How Meta Brings in Millions Off Political Violence
Colin Lecher and Tomas Apodaca over at The Markup:
Meta’s ad policies forbid calling for violence. But when faced with crucial tests of its content moderation practices, the company has repeatedly failed to detect and remove inflammatory ads. A 2018 report, commissioned by Facebook itself, found that its platform had been used to incite violence in Myanmar, and that the company hadn’t done enough to prevent it.
So, a social company says one thing but does another. No news there.
A clothing company called Red First, which offers everything from customized shirts for pet owners to flags saying “Hillary belongs in prison,” offered assassination-related merchandise through a network of pages with names like 50 Stars Nation and Red White and Blue Zone.

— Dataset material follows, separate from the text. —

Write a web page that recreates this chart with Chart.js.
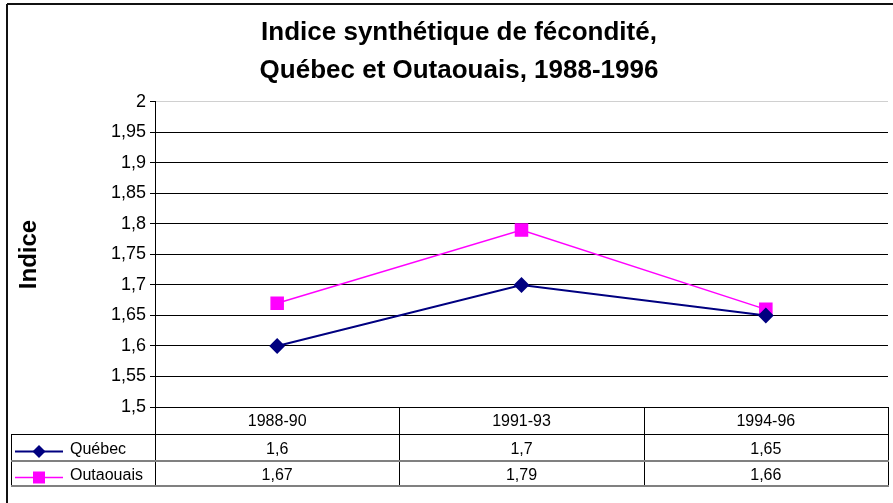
<!DOCTYPE html>
<html>
<head>
<meta charset="utf-8">
<script src="https://cdn.jsdelivr.net/npm/chart.js@4/dist/chart.umd.min.js"></script>
<style>
  body { margin: 0; background: #fff; }
  canvas { display: block; }
</style>
</head>
<body>
<canvas id="fecondite" width="893" height="503"></canvas>
<script>
const periods = ['1988-90', '1991-93', '1994-96'];
const quebec = [1.6, 1.7, 1.65];
const outaouais = [1.67, 1.79, 1.66];
const seriesNames = ['Québec', 'Outaouais'];
const titleLines = ['Indice synthétique de fécondité,', 'Québec et Outaouais, 1988-1996'];

const fmt = v => String(Math.round(v * 100) / 100).replace('.', ',');

// table under the plot, like the Excel data table
const dataTable = {
  id: 'dataTable',
  beforeDraw(chart) {
    const ctx = chart.ctx;
    ctx.save();
    ctx.strokeStyle = '#111';
    ctx.lineWidth = 2;
    ctx.beginPath();
    ctx.moveTo(7, 4); ctx.lineTo(893, 4);
    ctx.moveTo(7, 4); ctx.lineTo(7, 503);
    ctx.stroke();
    ctx.restore();
  },
  afterDraw(chart) {
    const ctx = chart.ctx;
    const area = chart.chartArea;
    const x = chart.scales.x;
    const n = chart.data.labels.length;
    const w = (area.right - area.left) / n;
    const rowTop = area.bottom, row1 = 434, row2 = 461, row3 = 486;
    const keyLeft = 11;

    ctx.save();
    ctx.lineWidth = 1;
    // black lines
    ctx.strokeStyle = '#000';
    ctx.beginPath();
    ctx.moveTo(keyLeft, row1 + 0.5); ctx.lineTo(area.right + 1, row1 + 0.5);
    ctx.moveTo(keyLeft + 0.5, row1); ctx.lineTo(keyLeft + 0.5, row3);
    for (let i = 0; i <= n; i++) {
      const px = Math.round(area.left + i * w) + 0.5;
      ctx.moveTo(px, rowTop); ctx.lineTo(px, row3);
    }
    ctx.stroke();
    // grey lines
    ctx.strokeStyle = '#808080';
    ctx.lineWidth = 2;
    ctx.beginPath();
    ctx.moveTo(keyLeft, row2); ctx.lineTo(area.right + 1, row2);
    ctx.moveTo(keyLeft, row3); ctx.lineTo(area.right + 1, row3);
    ctx.stroke();

    ctx.fillStyle = '#000';
    ctx.font = '16px "Liberation Sans", Arial, sans-serif';
    ctx.textAlign = 'center';
    ctx.textBaseline = 'middle';
    chart.data.labels.forEach((lab, i) => {
      const cx = x.getPixelForValue(i);
      ctx.fillText(lab, cx, (rowTop + row1) / 2 + 1);
    });

    const rows = [[row1, row2], [row2, row3]];
    chart.data.datasets.forEach((ds, d) => {
      const cy = (rows[d][0] + rows[d][1]) / 2 + 2;
      ds.data.forEach((v, i) => {
        ctx.fillStyle = '#000';
        ctx.textAlign = 'center';
        ctx.fillText(fmt(v), x.getPixelForValue(i), cy);
      });
      // legend key
      ctx.strokeStyle = ds.borderColor;
      ctx.lineWidth = ds.borderWidth;
      ctx.beginPath();
      ctx.moveTo(15, cy + 2); ctx.lineTo(63, cy + 2);
      ctx.stroke();
      ctx.fillStyle = ds.pointBackgroundColor;
      ctx.beginPath();
      if (ds.pointStyle === 'rectRot') {
        ctx.moveTo(39, cy + 2 - 6.5); ctx.lineTo(45.5, cy + 2);
        ctx.lineTo(39, cy + 2 + 6.5); ctx.lineTo(32.5, cy + 2);
        ctx.closePath();
      } else {
        ctx.rect(33, cy + 2 - 6, 12, 12);
      }
      ctx.fill();
      ctx.fillStyle = '#000';
      ctx.textAlign = 'left';
      ctx.fillText(ds.label, 70, cy);
    });
    ctx.restore();
  }
};

new Chart(document.getElementById('fecondite'), {
  type: 'line',
  data: {
    labels: periods,
    datasets: [{
      label: seriesNames[0],
      data: quebec,
      borderColor: '#000080',
      backgroundColor: '#000080',
      pointBackgroundColor: '#000080',
      pointBorderColor: '#000080',
      borderWidth: 2,
      pointStyle: 'rectRot',
      pointRadius: 6.5,
      tension: 0
    }, {
      label: seriesNames[1],
      data: outaouais,
      borderColor: '#FF00FF',
      backgroundColor: '#FF00FF',
      pointBackgroundColor: '#FF00FF',
      pointBorderColor: '#FF00FF',
      borderWidth: 1.5,
      pointStyle: 'rect',
      pointRadius: 8.5,
      tension: 0
    }]
  },
  options: {
    responsive: false,
    animation: false,
    layout: { autoPadding: false, padding: { left: 30, right: 5, top: 0, bottom: 96 } },
    plugins: {
      legend: { display: false },
      tooltip: { enabled: false },
      title: {
        display: true,
        text: titleLines,
        color: '#000',
        font: { family: '"Liberation Sans", Arial, sans-serif', size: 26, weight: 'bold', lineHeight: 1.46 },
        padding: { top: 14, bottom: 12 }
      }
    },
    scales: {
      x: {
        display: false,
        offset: true
      },
      y: {
        min: 1.5,
        max: 2,
        afterFit: (scale) => { scale.width = 125; },
        ticks: {
          stepSize: 0.05,
          color: '#000',
          padding: 4,
          font: { family: '"Liberation Sans", Arial, sans-serif', size: 18 },
          callback: v => fmt(v)
        },
        grid: {
          color: c => (c.tick && Math.abs(c.tick.value - 2) < 1e-6) ? '#d0d0d0' : '#000',
          tickColor: '#000',
          tickLength: 5,
          lineWidth: 1
        },
        border: { color: '#000', width: 1 },
        title: {
          display: true,
          text: 'Indice',
          color: '#000',
          padding: { top: -15 },
          font: { family: '"Liberation Sans", Arial, sans-serif', size: 24, weight: 'bold' }
        }
      }
    }
  },
  plugins: [dataTable]
});
</script>
</body>
</html>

The company, which operates in California and Vietnam, according to Meta’s required disclosures, has spent more than $1.8 million since February 2023 to promote ads through its various pages. But in the wake of the shooting, the company pivoted to merchandise around the event.
OK, companies use emotionally-charged events to sell crap to people on Facebook. No news there, either. But pairing Meta’s say-this-do-that cosplay on violence with merchants using implicitly sanctioned violent coverage for profit? Now we’re seeing the smoke.
After our review, we determined that more than 2,600 of those more than 4,200 ads were related to the assassination attempt. The total Red First paid to Meta in the 10 weeks after the shooting for those ads: between $473,000 and $798,000.
Let’s generalize this a bit and frame it as a media company using politics to drive revenue. Sounds a lot like cable news to me. And now we know that Meta is as much an infotainment empire as CNN or Fox News.